● Directive
Type out the data exactly as given. Skip any image.

● Data block
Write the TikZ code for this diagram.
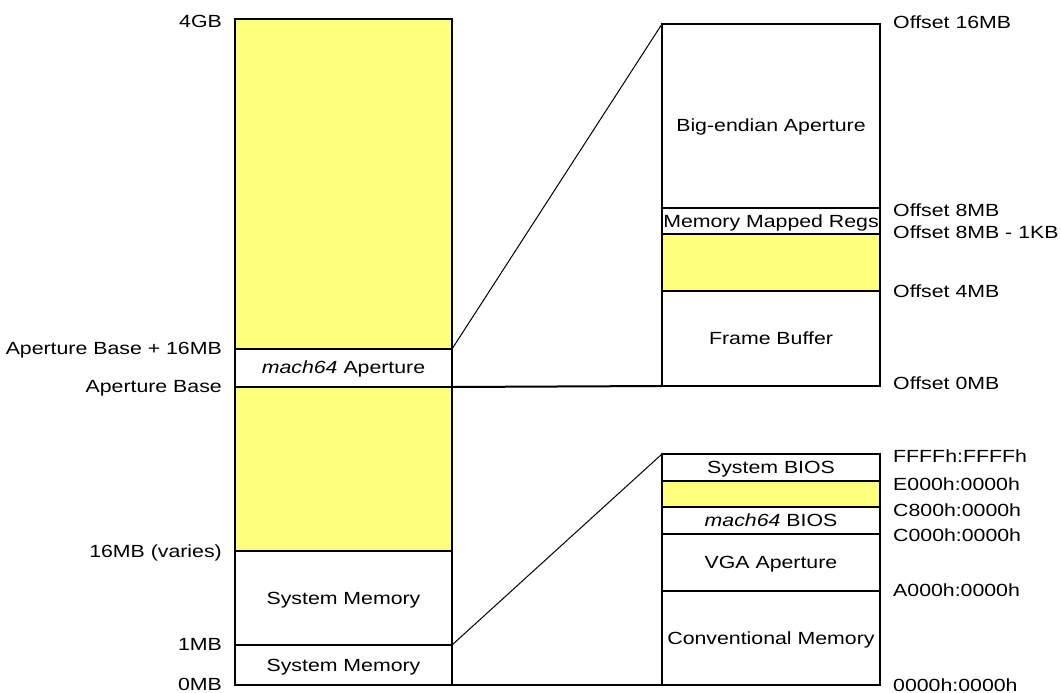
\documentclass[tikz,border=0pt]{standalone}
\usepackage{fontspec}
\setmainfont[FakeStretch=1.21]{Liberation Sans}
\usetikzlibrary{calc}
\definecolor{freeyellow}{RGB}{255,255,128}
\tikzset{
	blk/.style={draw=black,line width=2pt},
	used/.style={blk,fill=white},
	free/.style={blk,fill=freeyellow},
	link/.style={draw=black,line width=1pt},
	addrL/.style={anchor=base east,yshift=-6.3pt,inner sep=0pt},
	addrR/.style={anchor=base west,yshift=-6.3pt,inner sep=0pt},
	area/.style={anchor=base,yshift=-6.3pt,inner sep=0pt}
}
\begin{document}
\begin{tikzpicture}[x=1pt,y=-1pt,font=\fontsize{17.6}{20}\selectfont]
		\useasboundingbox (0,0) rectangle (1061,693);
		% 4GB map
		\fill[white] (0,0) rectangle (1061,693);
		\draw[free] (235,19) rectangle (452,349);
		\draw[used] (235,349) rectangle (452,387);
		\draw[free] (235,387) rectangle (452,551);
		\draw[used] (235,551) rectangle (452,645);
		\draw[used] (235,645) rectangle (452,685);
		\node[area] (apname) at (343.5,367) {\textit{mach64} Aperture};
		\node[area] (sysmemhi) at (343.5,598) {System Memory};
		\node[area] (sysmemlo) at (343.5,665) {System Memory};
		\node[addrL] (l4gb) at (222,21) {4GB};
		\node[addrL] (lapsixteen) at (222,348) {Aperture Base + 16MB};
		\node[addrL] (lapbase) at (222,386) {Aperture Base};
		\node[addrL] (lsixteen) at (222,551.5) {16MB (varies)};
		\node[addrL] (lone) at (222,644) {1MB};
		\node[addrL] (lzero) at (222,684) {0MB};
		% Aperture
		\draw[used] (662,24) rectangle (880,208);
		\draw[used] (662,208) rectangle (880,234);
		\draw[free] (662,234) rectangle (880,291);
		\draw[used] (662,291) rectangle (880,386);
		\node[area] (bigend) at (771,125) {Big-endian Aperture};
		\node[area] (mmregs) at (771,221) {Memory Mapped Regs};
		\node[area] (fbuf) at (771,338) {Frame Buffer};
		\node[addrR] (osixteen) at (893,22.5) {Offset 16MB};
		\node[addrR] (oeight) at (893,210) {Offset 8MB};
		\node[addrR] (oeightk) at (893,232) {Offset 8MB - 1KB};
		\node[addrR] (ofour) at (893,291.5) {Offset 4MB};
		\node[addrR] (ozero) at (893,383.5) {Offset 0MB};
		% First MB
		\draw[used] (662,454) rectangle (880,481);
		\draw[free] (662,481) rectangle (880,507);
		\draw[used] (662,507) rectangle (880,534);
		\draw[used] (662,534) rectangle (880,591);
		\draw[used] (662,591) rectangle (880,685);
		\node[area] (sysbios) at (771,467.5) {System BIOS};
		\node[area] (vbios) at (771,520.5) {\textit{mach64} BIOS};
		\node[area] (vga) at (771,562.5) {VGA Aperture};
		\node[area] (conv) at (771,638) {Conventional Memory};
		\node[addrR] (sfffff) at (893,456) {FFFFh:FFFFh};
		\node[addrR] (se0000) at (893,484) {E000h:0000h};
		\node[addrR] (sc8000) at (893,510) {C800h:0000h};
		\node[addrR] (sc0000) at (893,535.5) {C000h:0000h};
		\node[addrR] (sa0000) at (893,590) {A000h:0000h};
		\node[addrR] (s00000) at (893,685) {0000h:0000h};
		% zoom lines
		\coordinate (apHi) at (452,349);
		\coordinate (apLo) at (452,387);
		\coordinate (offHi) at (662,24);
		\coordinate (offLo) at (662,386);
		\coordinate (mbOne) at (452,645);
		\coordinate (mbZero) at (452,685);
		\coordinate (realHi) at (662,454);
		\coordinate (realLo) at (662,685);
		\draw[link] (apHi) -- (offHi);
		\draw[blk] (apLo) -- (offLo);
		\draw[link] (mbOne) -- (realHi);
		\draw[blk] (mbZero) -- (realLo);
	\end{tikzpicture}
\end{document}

● Response to this task
Write the TikZ code for this diagram.
\documentclass[tikz,border=0pt]{standalone}
\usepackage{fontspec}
\setmainfont[FakeStretch=1.21]{Liberation Sans}
\usetikzlibrary{calc}
\definecolor{freeyellow}{RGB}{255,255,128}
\tikzset{
	blk/.style={draw=black,line width=2pt},
	used/.style={blk,fill=white},
	free/.style={blk,fill=freeyellow},
	link/.style={draw=black,line width=1pt},
	addrL/.style={anchor=base east,yshift=-6.3pt,inner sep=0pt},
	addrR/.style={anchor=base west,yshift=-6.3pt,inner sep=0pt},
	area/.style={anchor=base,yshift=-6.3pt,inner sep=0pt}
}
\begin{document}
\begin{tikzpicture}[x=1pt,y=-1pt,font=\fontsize{17.6}{20}\selectfont]
		\useasboundingbox (0,0) rectangle (1061,693);
		% 4GB map
		\fill[white] (0,0) rectangle (1061,693);
		\draw[free] (235,19) rectangle (452,349);
		\draw[used] (235,349) rectangle (452,387);
		\draw[free] (235,387) rectangle (452,551);
		\draw[used] (235,551) rectangle (452,645);
		\draw[used] (235,645) rectangle (452,685);
		\node[area] (apname) at (343.5,367) {\textit{mach64} Aperture};
		\node[area] (sysmemhi) at (343.5,598) {System Memory};
		\node[area] (sysmemlo) at (343.5,665) {System Memory};
		\node[addrL] (l4gb) at (222,21) {4GB};
		\node[addrL] (lapsixteen) at (222,348) {Aperture Base + 16MB};
		\node[addrL] (lapbase) at (222,386) {Aperture Base};
		\node[addrL] (lsixteen) at (222,551.5) {16MB (varies)};
		\node[addrL] (lone) at (222,644) {1MB};
		\node[addrL] (lzero) at (222,684) {0MB};
		% Aperture
		\draw[used] (662,24) rectangle (880,208);
		\draw[used] (662,208) rectangle (880,234);
		\draw[free] (662,234) rectangle (880,291);
		\draw[used] (662,291) rectangle (880,386);
		\node[area] (bigend) at (771,125) {Big-endian Aperture};
		\node[area] (mmregs) at (771,221) {Memory Mapped Regs};
		\node[area] (fbuf) at (771,338) {Frame Buffer};
		\node[addrR] (osixteen) at (893,22.5) {Offset 16MB};
		\node[addrR] (oeight) at (893,210) {Offset 8MB};
		\node[addrR] (oeightk) at (893,232) {Offset 8MB - 1KB};
		\node[addrR] (ofour) at (893,291.5) {Offset 4MB};
		\node[addrR] (ozero) at (893,383.5) {Offset 0MB};
		% First MB
		\draw[used] (662,454) rectangle (880,481);
		\draw[free] (662,481) rectangle (880,507);
		\draw[used] (662,507) rectangle (880,534);
		\draw[used] (662,534) rectangle (880,591);
		\draw[used] (662,591) rectangle (880,685);
		\node[area] (sysbios) at (771,467.5) {System BIOS};
		\node[area] (vbios) at (771,520.5) {\textit{mach64} BIOS};
		\node[area] (vga) at (771,562.5) {VGA Aperture};
		\node[area] (conv) at (771,638) {Conventional Memory};
		\node[addrR] (sfffff) at (893,456) {FFFFh:FFFFh};
		\node[addrR] (se0000) at (893,484) {E000h:0000h};
		\node[addrR] (sc8000) at (893,510) {C800h:0000h};
		\node[addrR] (sc0000) at (893,535.5) {C000h:0000h};
		\node[addrR] (sa0000) at (893,590) {A000h:0000h};
		\node[addrR] (s00000) at (893,685) {0000h:0000h};
		% zoom lines
		\coordinate (apHi) at (452,349);
		\coordinate (apLo) at (452,387);
		\coordinate (offHi) at (662,24);
		\coordinate (offLo) at (662,386);
		\coordinate (mbOne) at (452,645);
		\coordinate (mbZero) at (452,685);
		\coordinate (realHi) at (662,454);
		\coordinate (realLo) at (662,685);
		\draw[link] (apHi) -- (offHi);
		\draw[blk] (apLo) -- (offLo);
		\draw[link] (mbOne) -- (realHi);
		\draw[blk] (mbZero) -- (realLo);
	\end{tikzpicture}
\end{document}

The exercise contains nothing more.